Our current ratio (being current assets/current liabilities), which measures our ability to meet short term obligations, was 2.1 times as at December 31, 2011 (3.2 times as at December 31, 2010 and 2.2 times as at December 31, 2009). The quick ratio (or acid test ratio, (being [current assets less inventories]/current liabilities)) which is a more conservative measure of our ability to meet short term obligations, was 1.3 times as at December 31, 2011 (2.3 times as at December 31, 2010 and 1.5 times as at December 31, 2009). These ratios satisfy our internal targets to be above 1.5 times for the current ratio and 1.0 times for the quick ratio.
As at December 31, 2011, our total assets amounted to $1,088.4 million, compared with $975.7 million as at December 31, 2010 and $631.8 million as at December 31, 2009. The increase of $112.7 million or 11.5% from December 31, 2010 was primarily due to increases in the value of our oil and gas properties of $107.6 million associated with the appraisal and development of the Elk and Antelope fields, preparation for drilling the Triceratops 2 well, and continued development of the LNG Project; an increase in inventory balances and trade receivable balances of $43.9 million and $87.2 million respectively due to higher working capital needs on higher average crude prices during the current period; a net $20.8 million increase in plant and equipment (after depreciation) from capitalization of refinery asset retirement obligations, tank upgrades, camp and office building works, and new business system implementation costs; $7.5 million increase in deferred tax benefits mainly due to the temporary difference arising on foreign exchange translation of non-monetary assets of the refinery operation; and $3.7 million for our investment in shares in FLEX LNG. These increases were offset by net decreases in our cash, cash equivalents, cash restricted, and short term treasury bills of $160.9 million, due primarily to expenditure on development of our oil and gas properties. The increase in total assets of $344.0 million or 54.4% from December 31, 2009 to December 31, 2010 was due primarily to a $187.1 million increase in cash and cash equivalents following the concurrent common share and convertible notes offerings, increases in our oil and gas properties of $82.8 million associated with the appraisal and development of the Elk and Antelope fields and furthering of the Condensate Stripping Project and LNG Project, and an increase in inventory balances of $57.0 million at our refinery due to the timing of shipments.

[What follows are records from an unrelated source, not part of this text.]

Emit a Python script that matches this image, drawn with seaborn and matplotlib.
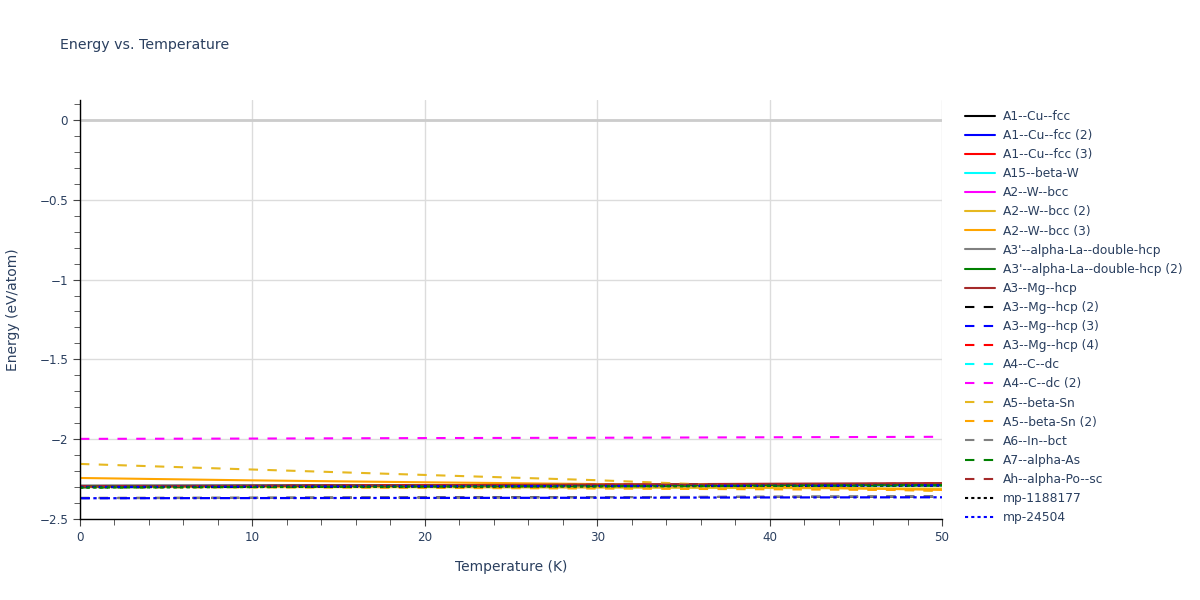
import numpy as np
import pandas as pd
import matplotlib
matplotlib.use("Agg")
import matplotlib.pyplot as plt
from matplotlib.ticker import MultipleLocator
import seaborn as sns

# temperaturas (K)
temps = [0, 10, 20, 30, 40, 50]

names = ["A1--Cu--fcc", "A1--Cu--fcc (2)", "A1--Cu--fcc (3)", "A15--beta-W",
         "A2--W--bcc", "A2--W--bcc (2)", "A2--W--bcc (3)",
         "A3'--alpha-La--double-hcp", "A3'--alpha-La--double-hcp (2)",
         "A3--Mg--hcp", "A3--Mg--hcp (2)", "A3--Mg--hcp (3)", "A3--Mg--hcp (4)",
         "A4--C--dc", "A4--C--dc (2)", "A5--beta-Sn", "A5--beta-Sn (2)",
         "A6--In--bct", "A7--alpha-As", "Ah--alpha-Po--sc",
         "mp-1188177", "mp-24504"]

# energias (eV/atom)
energias = [
    [-2.292, -2.290, -2.288, -2.286, -2.284, -2.282],
    [-2.296, -2.294, -2.292, -2.290, -2.288, -2.286],
    [-2.296, -2.293, -2.290, -2.286, -2.283, -2.279],
    [-2.300, -2.299, -2.297, -2.295, -2.293, -2.291],
    [-2.298, -2.296, -2.294, -2.292, -2.290, -2.288],
    [-2.300, -2.300, -2.301, -2.303, -2.306, -2.310],
    [-2.243, -2.258, -2.270, -2.281, -2.298, -2.318],
    [-2.292, -2.291, -2.290, -2.288, -2.286, -2.284],
    [-2.295, -2.293, -2.291, -2.289, -2.287, -2.285],
    [-2.297, -2.293, -2.288, -2.284, -2.279, -2.275],
    [-2.368, -2.367, -2.365, -2.363, -2.361, -2.359],
    [-2.297, -2.295, -2.293, -2.291, -2.289, -2.287],
    [-2.296, -2.293, -2.290, -2.286, -2.283, -2.279],
    [-2.300, -2.299, -2.297, -2.295, -2.293, -2.291],
    [-1.998, -1.996, -1.993, -1.991, -1.988, -1.985],
    [-2.155, -2.190, -2.224, -2.257, -2.300, -2.325],
    [-2.300, -2.302, -2.305, -2.309, -2.314, -2.320],
    [-2.370, -2.368, -2.366, -2.363, -2.361, -2.358],
    [-2.302, -2.299, -2.296, -2.294, -2.291, -2.289],
    [-2.296, -2.293, -2.290, -2.286, -2.283, -2.279],
    [-2.301, -2.299, -2.297, -2.295, -2.293, -2.291],
    [-2.299, -2.297, -2.295, -2.293, -2.291, -2.289],
]

# trazas que no caben en la leyenda
extra_energias = [
    [-2.303, -2.300, -2.297, -2.295, -2.292, -2.290],
    [-2.370, -2.369, -2.368, -2.367, -2.365, -2.364],
]

colores = ["black", "blue", "red", "cyan", "magenta", "#e6b820", "orange",
           "gray", "green", "brown"]
solid = "-"
dash = (0, (4.5, 4.5))
dot = (0, (1.5, 1.5))
dashdot = (0, (4.5, 1.5, 1.5, 1.5))
estilos = [solid] * 10 + [dash] * 10 + [dot] * 10

sns.set_style("white")
plt.rcParams['font.family'] = ['DejaVu Sans']
txt = "#2a3f5f"

fig = plt.figure(figsize=(12, 6), dpi=100)
ax = fig.add_axes([80 / 1200, 1 - 519 / 600, 862 / 1200, 419 / 600])

for i, (n, e) in enumerate(zip(names, energias)):
    sns.lineplot(x=temps, y=e, color=colores[i % 10], linestyle=estilos[i],
                 linewidth=1.5, label=n, ax=ax)

extra_estilos = [dot, dashdot]
extra_colores = ["green", "blue"]
for e, s, c in zip(extra_energias, extra_estilos, extra_colores):
    sns.lineplot(x=temps, y=e, color=c, linestyle=s, linewidth=1.6,
                 label="_nolegend_", ax=ax)

ax.set_xlim(0, 50)
ax.set_ylim(-2.5, 0.125)
ax.xaxis.set_major_locator(MultipleLocator(10))
ax.xaxis.set_minor_locator(MultipleLocator(2))
ax.yaxis.set_major_locator(MultipleLocator(0.5))
ax.yaxis.set_minor_locator(MultipleLocator(0.1))
ax.grid(True, which="major", color="#dcdcdc", linewidth=1)
ax.axhline(0, color="#cccccc", linewidth=2, zorder=1)
ax.set_axisbelow(True)
for s in ["top", "right"]:
    ax.spines[s].set_visible(False)
for s in ["left", "bottom"]:
    ax.spines[s].set_color("black")
    ax.spines[s].set_linewidth(1)
ax.tick_params(which="both", direction="out", colors="#444444", labelcolor=txt,
               labelsize=8.6, left=True, bottom=True)
ax.tick_params(which="major", length=5)
ax.tick_params(which="minor", length=4)
ax.set_yticks([0, -0.5, -1, -1.5, -2, -2.5])
ax.set_yticklabels(["0", "\u22120.5", "\u22121", "\u22121.5", "\u22122", "\u22122.5"])

ax.set_xlabel("Temperature (K)", color=txt, fontsize=10, labelpad=12)
ax.set_ylabel("Energy (eV/atom)", color=txt, fontsize=10, labelpad=14)
fig.text(60 / 1200, 1 - 45 / 600, "Energy vs. Temperature", color=txt,
         fontsize=10.2, va="center", ha="left")

ax.get_legend().remove() if ax.get_legend() else None
h, l = ax.get_legend_handles_labels()
fig.legend(h, l, loc="upper left", bbox_to_anchor=(960 / 1200, 1 - 105 / 600),
           frameon=False, fontsize=8.8, labelcolor=txt, handlelength=2.5,
           labelspacing=0.5, handletextpad=0.6, borderaxespad=0)

fig.savefig("out.png", dpi=100)
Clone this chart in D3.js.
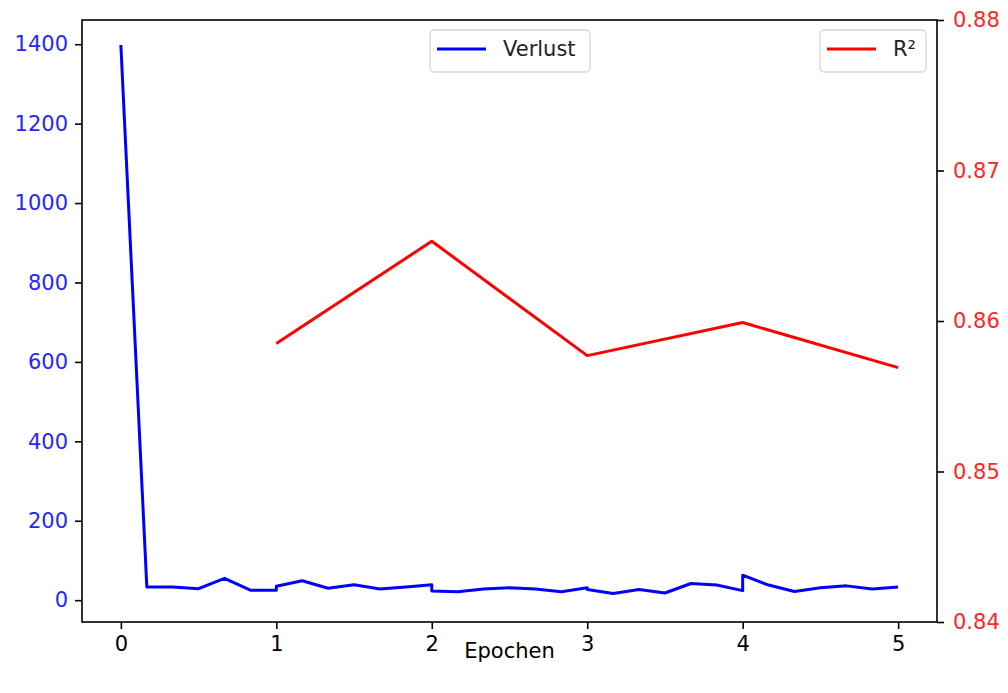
<!DOCTYPE html>
<html>
<head>
<meta charset="utf-8">
<script src="https://cdn.jsdelivr.net/npm/d3@7"></script>
<style>
  body { margin: 0; background: #fff; }
  svg text { font-family: "DejaVu Sans", sans-serif; }
</style>
</head>
<body>
<div id="chart"></div>
<script>
// Verlust (loss) per step, x in epochs
const lossEpochs = [0, 0.167, 0.333, 0.5, 0.667, 0.833, 1.0, 1.0, 1.167, 1.333, 1.5, 1.667, 1.833, 2.0, 2.0,
  2.167, 2.333, 2.5, 2.667, 2.833, 3.0, 3.0, 3.167, 3.333, 3.5, 3.667, 3.833, 4.0, 4.0,
  4.167, 4.333, 4.5, 4.667, 4.833, 5.0];
const lossValues = [1398, 33, 33, 29, 55, 25, 25, 35, 49, 30, 39, 28, 33, 39, 23,
  21, 28, 31, 28, 21, 31, 27, 17, 27, 18, 42, 38, 24, 63,
  38, 22, 31, 36, 28, 33];

// R² per epoch
const r2Epochs = [1, 2, 3, 4, 5];
const r2Values = [0.8585, 0.8653, 0.8577, 0.8599, 0.8569];

const xTicks = [0, 1, 2, 3, 4, 5];
const lossTicks = [0, 200, 400, 600, 800, 1000, 1200, 1400];
const r2Ticks = [0.84, 0.85, 0.86, 0.87, 0.88];

const width = 1008, height = 693;
const margin = {top: 20, right: 71, bottom: 71, left: 82};
const fontSize = 21;

const svg = d3.select("#chart").append("svg")
    .attr("width", width)
    .attr("height", height);

// scales
let x = d3.scaleLinear().domain([-0.25, 5.25]).range([margin.left, width - margin.right]);
let yLoss = d3.scaleLinear().domain([-55, 1461]).range([height - margin.bottom, margin.top]);
let yR2 = d3.scaleLinear().domain([0.84, 0.88]).range([height - margin.bottom, margin.top]);

// axes
function styleAxis(g, color) {
    g.select(".domain").remove();
    g.selectAll(".tick line").attr("stroke", "#000").attr("stroke-width", 1.6);
    g.selectAll(".tick text").attr("fill", color).style("font-size", fontSize + "px");
}

svg.append("g")
    .attr("transform", "translate(0," + (height - margin.bottom) + ")")
    .call(d3.axisBottom(x).tickValues(xTicks).tickFormat(d3.format("d")).tickSize(7).tickPadding(7))
    .call(g => styleAxis(g, "#000"));

svg.append("g")
    .attr("transform", "translate(" + margin.left + ",0)")
    .call(d3.axisLeft(yLoss).tickValues(lossTicks).tickFormat(d3.format("d")).tickSize(7).tickPadding(7))
    .call(g => styleAxis(g, "#2626ff"));

svg.append("g")
    .attr("transform", "translate(" + (width - margin.right) + ",0)")
    .call(d3.axisRight(yR2).tickValues(r2Ticks).tickFormat(d3.format(".2f")).tickSize(7).tickPadding(9))
    .call(g => styleAxis(g, "#ff2626"));

// x label
svg.append("text")
    .attr("x", (margin.left + width - margin.right) / 2)
    .attr("y", 658)
    .attr("text-anchor", "middle")
    .style("font-size", fontSize + "px")
    .text("Epochen");

// lines
const lossLine = d3.line()
    .x(function(d, i) { return x(lossEpochs[i]); })
    .y(function(d) { return yLoss(d); });

svg.append("path")
    .datum(lossValues)
    .attr("fill", "none")
    .attr("stroke", "blue")
    .attr("stroke-width", 3)
    .attr("stroke-linejoin", "round")
    .attr("d", lossLine);

const r2Line = d3.line()
    .x(function(d, i) { return x(r2Epochs[i]); })
    .y(function(d) { return yR2(d); });

svg.append("path")
    .datum(r2Values)
    .attr("fill", "none")
    .attr("stroke", "red")
    .attr("stroke-width", 3)
    .attr("stroke-linejoin", "round")
    .attr("d", r2Line);

// frame
svg.append("rect")
    .attr("x", margin.left)
    .attr("y", margin.top)
    .attr("width", width - margin.left - margin.right)
    .attr("height", height - margin.top - margin.bottom)
    .attr("fill", "none")
    .attr("stroke", "#000")
    .attr("stroke-width", 1.6);

// legends
function legend(x0, w, color, label) {
    let g = svg.append("g").attr("transform", "translate(" + x0 + ",30)");
    g.append("rect")
        .attr("width", w).attr("height", 42)
        .attr("rx", 4)
        .attr("fill", "#fff").attr("fill-opacity", 0.8)
        .attr("stroke", "#d6d6d6").attr("stroke-width", 1.3);
    g.append("line")
        .attr("x1", 7).attr("x2", 56).attr("y1", 19).attr("y2", 19)
        .attr("stroke", color).attr("stroke-width", 3);
    g.append("text")
        .attr("x", 73).attr("y", 26)
        .style("font-size", fontSize + "px")
        .attr("fill", "#222")
        .text(label);
}
legend(430, 160, "blue", "Verlust");
legend(820, 106, "red", "R²");
</script>
</body>
</html>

As at December 31, 2011, our total liabilities amounted to $328.5 million, compared with $272.8 million at December 31, 2010 and $189.8 million as at December 31, 2009. The increase of $55.7 million or 20.4% from December 31, 2010 was primarily due to an increase in accounts payable and accrued liabilities of $84.7 million, offset in part by a reduction of $34.8 million in the working capital facility which is mainly a function of timing of crude purchases for the refining operation. The increase in liability of $83.0 million or 43.7% as at December 31, 2010 from December 31, 2009 was primarily due to the recognition of a $52.4 million liability relating to the fair value of the debt component of the unsecured 2.75% convertible notes issuance in November 2010 and an increase in the working capital facility balance of $26.6 million.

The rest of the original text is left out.